Le procès Bobigny s’érige donc au statut d’”étape essentielle” dans la lutte des femmes pour le droit à l'avortement.
Ce procès va attirer l’attention du gouvernement et plus précisément du ministère de la santé, tenu à l’époque par Simone Veil (entre 1974 et 1979) sous le gouvernement de Valéry Giscard d’Estaing. Simone Veil oeuvrera pour la légalisation du droit à l’avortement en partie grâce au procès Bobigny, qui sonne l’alarme sur les conditions désastreuses des avortements clandestins.
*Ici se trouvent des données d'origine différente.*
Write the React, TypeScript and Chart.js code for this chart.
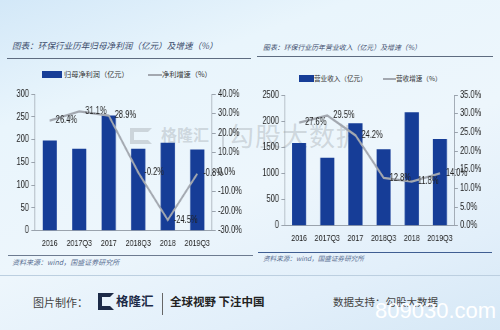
import React, { useEffect, useRef } from "react";
import { Chart, registerables } from "chart.js";
Chart.register(...registerables);

const categories = ["2016", "2017Q3", "2017", "2018Q3", "2018", "2019Q3"];
const profitValues = [198, 180, 253, 180, 193, 178];
const profitGrowth = [26.4, 31.1, 28.9, -0.2, -24.5, -0.8];
const revenueValues = [1580, 1300, 1960, 1460, 2170, 1660];
const revenueGrowth = [27.6, 29.5, 24.2, 12.8, 11.8, 14.0];

const BAR = "#163d97";
const LINE = "#a3a8b0";
const AXIS = "#9aa3ad";
const TICK_FONT = '"Liberation Sans", Arial, sans-serif';
// the reference picture is squeezed horizontally; the canvas is drawn wider and shown narrower
const SQUEEZE = 0.75;

const pctLabels = {
  id: "pctLabels",
  afterDatasetsDraw(chart: any, _args: any, opts: any) {
    const meta = chart.getDatasetMeta(0);
    const ds = chart.data.datasets[0].data as number[];
    const ctx = chart.ctx;
    ctx.save();
    ctx.font = `10px ${TICK_FONT}`;
    ctx.fillStyle = "#222";
    ctx.textBaseline = "middle";
    ctx.textAlign = "left";
    meta.data.forEach((pt: any, i: number) => {
      ctx.fillText(ds[i].toFixed(1) + "%", pt.x + (opts.offset ?? 8), pt.y);
    });
    ctx.restore();
  },
};

type Props = {
  left: number;
  top: number;
  cssWidth: number;
  height: number;
  bars: number[];
  growth: number[];
  yMax: number;
  yStep: number;
  y1Min: number;
  y1Max: number;
  y1Step: number;
  axisLeftPage: number; // page px from canvas left
  axisRightPage: number;
  padTop: number;
  xH: number;
  barPct: number;
  labelOffset: number;
};

function ComboChart(p: Props) {
  const ref = useRef<HTMLCanvasElement>(null);
  const iw = Math.round(p.cssWidth / SQUEEZE);
  useEffect(() => {
    if (!ref.current) return;
    const yFont = { family: TICK_FONT, size: 10 };
    const xFont = { family: TICK_FONT, size: 9.5 };
    const leftW = p.axisLeftPage / SQUEEZE;
    const rightW = iw - p.axisRightPage / SQUEEZE;
    const chart = new Chart(ref.current, {
      type: "bar",
      data: {
        labels: categories,
        datasets: [
          {
            type: "line",
            data: p.growth,
            yAxisID: "y1",
            borderColor: LINE,
            backgroundColor: LINE,
            borderWidth: 2.4,
            pointRadius: 0,
            tension: 0,
          } as any,
          {
            type: "bar",
            data: p.bars,
            yAxisID: "y",
            backgroundColor: BAR,
            barPercentage: p.barPct,
            categoryPercentage: 1,
          },
        ],
      },
      options: {
        responsive: false,
        animation: false,
        devicePixelRatio: 1,
        layout: { padding: { top: p.padTop, left: 0, right: 0, bottom: 0 } },
        plugins: {
          legend: { display: false },
          tooltip: { enabled: false },
          pctLabels: { offset: p.labelOffset / SQUEEZE },
        } as any,
        scales: {
          x: {
            grid: { display: false, drawTicks: false, tickLength: 0 },
            border: { color: AXIS },
            ticks: { font: xFont, color: "#222", padding: 7, maxRotation: 0, autoSkip: false },
            afterFit: (s: any) => {
              s.height = p.xH;
            },
          },
          y: {
            position: "left",
            min: 0,
            max: p.yMax,
            ticks: {
              stepSize: p.yStep,
              font: yFont,
              color: "#222",
              padding: 3,
              callback: (v: any) => String(v),
            },
            grid: { drawOnChartArea: false, tickLength: 5, color: AXIS },
            border: { color: AXIS },
            afterFit: (s: any) => {
              s.width = leftW;
            },
          },
          y1: {
            position: "right",
            min: p.y1Min,
            max: p.y1Max,
            ticks: {
              stepSize: p.y1Step,
              font: yFont,
              color: "#222",
              padding: 3,
              callback: (v: any) => Number(v).toFixed(1) + "%",
            },
            grid: { drawOnChartArea: false, tickLength: 5, color: AXIS },
            border: { color: AXIS },
            afterFit: (s: any) => {
              s.width = rightW;
            },
          },
        },
      },
      plugins: [pctLabels],
    });
    return () => chart.destroy();
  }, []);
  return (
    <canvas
      ref={ref}
      width={iw}
      height={p.height}
      style={{ position: "absolute", left: p.left, top: p.top, width: iw * SQUEEZE, height: p.height }}
    />
  );
}

const abs = (s: React.CSSProperties): React.CSSProperties => ({ position: "absolute", whiteSpace: "nowrap", ...s });
const CJK = '"Noto Sans CJK SC", "Noto Sans", sans-serif';
const WM = "rgba(160,166,172,0.4)";

export default function App() {
  return (
    <div
      style={{
        position: "absolute",
        left: 0,
        top: 0,
        width: 500,
        height: 330,
        overflow: "hidden",
        fontFamily: CJK,
        background:
          "linear-gradient(160deg, #d3e8f8 0%, #e9f5fc 25%, #edf6fc 55%, #e2effa 80%, #d6e8f6 100%)",
      }}
    >
      {/* titles */}
      <div style={abs({ left: 12, top: 39, fontSize: 8.6, fontStyle: "italic", color: "#3b4b6b" })}>
        图表：环保行业历年归母净利润（亿元）及增速（%）
      </div>
      <div style={abs({ left: 263, top: 42, fontSize: 6.9, fontStyle: "italic", color: "#3b4b6b" })}>
        图表：环保行业历年营业收入（亿元）及增速（%）
      </div>
      <div style={abs({ left: 7, top: 58, width: 244, height: 1, background: "#5e6c80" })} />
      <div style={abs({ left: 257, top: 56, width: 236, height: 1, background: "#5e6c80" })} />

      {/* legends */}
      <div style={abs({ left: 42, top: 71, width: 20, height: 7, background: BAR })} />
      <div style={abs({ left: 64, top: 69, fontSize: 7.2, color: "#333" })}>归母净利润（亿元）</div>
      <div style={abs({ left: 148, top: 74, width: 14, height: 1.5, background: LINE })} />
      <div style={abs({ left: 162, top: 69, fontSize: 7.2, color: "#333" })}>净利增速（%）</div>

      <div style={abs({ left: 299, top: 75, width: 15, height: 7, background: BAR })} />
      <div style={abs({ left: 314, top: 73, fontSize: 6.6, color: "#333" })}>营业收入（亿元）</div>
      <div style={abs({ left: 383, top: 78, width: 13, height: 1.5, background: LINE })} />
      <div style={abs({ left: 396, top: 73, fontSize: 6.6, color: "#333" })}>营收增速（%）</div>

      {/* watermark (behind charts) */}
      <div style={abs({ left: 130, top: 128, width: 22, height: 16, border: "4px solid " + WM, borderRightColor: "transparent", boxSizing: "border-box" })} />
      <div style={abs({ left: 161, top: 122, fontSize: 16, fontWeight: 700, color: WM })}>格隆汇</div>
      <div style={abs({ left: 222, top: 128, width: 1.5, height: 22, background: WM })} />
      <div style={abs({ left: 228, top: 116, fontSize: 26, color: WM, letterSpacing: 1 })}>勾股大数据</div>

      <ComboChart
        left={0}
        top={85}
        cssWidth={252}
        height={165}
        bars={profitValues}
        growth={profitGrowth}
        yMax={300}
        yStep={50}
        y1Min={-30}
        y1Max={40}
        y1Step={10}
        axisLeftPage={35}
        axisRightPage={212}
        padTop={7.7}
        xH={19.3}
        barPct={0.48}
        labelOffset={6}
      />
      <ComboChart
        left={250}
        top={85}
        cssWidth={252}
        height={165}
        bars={revenueValues}
        growth={revenueGrowth}
        yMax={2500}
        yStep={500}
        y1Min={0}
        y1Max={35}
        y1Step={5}
        axisLeftPage={35}
        axisRightPage={204}
        padTop={10}
        xH={24.3}
        barPct={0.5}
        labelOffset={6}
      />

      {/* bottom lines & sources */}
      <div style={abs({ left: 8, top: 255, width: 245, height: 1, background: "#6d7b90" })} />
      <div style={abs({ left: 258, top: 252, width: 234, height: 1, background: "#3f5e92" })} />
      <div style={abs({ left: 12, top: 257, fontSize: 7, fontStyle: "italic", color: "#5a6f92" })}>
        资料来源：wind，国盛证券研究所
      </div>
      <div style={abs({ left: 263, top: 253, fontSize: 6.6, fontStyle: "italic", color: "#5a6f92" })}>
        资料来源：wind，国盛证券研究所
      </div>
      <div style={abs({ left: 0, top: 275, width: 500, height: 1, background: "#bccfe0" })} />

      {/* footer */}
      <div style={abs({ left: 33, top: 294, fontSize: 11, color: "#444" })}>图片制作：</div>
      <div style={abs({ left: 98, top: 293, width: 16, height: 17, border: "4px solid #1d2b48", borderRightColor: "transparent", boxSizing: "border-box" })} />
      <div style={abs({ left: 116, top: 291, fontSize: 12.5, fontWeight: 700, color: "#1d2b48" })}>格隆汇</div>
      <div style={abs({ left: 162, top: 293, width: 1, height: 22, background: "#666" })} />
      <div style={abs({ left: 170, top: 293, fontSize: 11.5, fontWeight: 700, color: "#222" })}>全球视野 下注中国</div>
      <div style={abs({ left: 333, top: 294, fontSize: 10.5, color: "#444" })}>数据支持：勾股大数据</div>
      <div style={abs({ left: 375, top: 298, fontSize: 22, fontFamily: '"Liberation Sans", sans-serif', color: "#ffffff" })}>
        809030.com
      </div>
    </div>
  );
}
Ainsi, le 17 janvier 1975, la célèbre loi Veil, relative à l’interruption volontaire de grossesse, est promulguée, s’inscrivant dans le code de la santé publique.
Le droit à l’avortement reste tanguant.
Le procès Bobigny a participé à un processus lent, tumultueux et en constante évolution. Cependant, un droit admis n’est pas nécessairement acquis. Malgré l’évolution des droits de la femmes dans les pays démocratiques, tous ne sont pas garantis.
Les Etats-Unis en sont un exemple concret. En juin dernier, la Cour Suprême a annoncé le retrait de l'arrêt Roe v. Wade, relatif au droit à l’avortement, de la Constitution américaine. Ce droit n'étant plus protégé, certains Etats fédérés ont vu l’opportunité d’abroger celui-ci. Ainsi, malgré le long et tumultueux chemin pour les reconnaître, certaines libertés fondamentales des femmes sont aujourd'hui remises en cause et reculent.
Aujourd’hui, sur le territoire français, de nombreux débats émergent face au renversement de la situation aux Etats Unis. Faut-il rendre la loi relative à l’interruption volontaire de grossesse constitutionnelle ? Car nombreuses sont celles qui craignent à leur tour un recul de leur liberté. En effet, introduire cette loi dans la Constitution permettrait de lui attribuer une valeur constitutionnelle et fondamentale, lui garantissant une protection.
Une proposition de loi a été annoncée cet automne, mais elle a été rejetée. En ce mois de novembre, deux nouvelles propositions seront déposées. De quoi permettre un possible changement dans la stabilité du droit à l’avortement en France.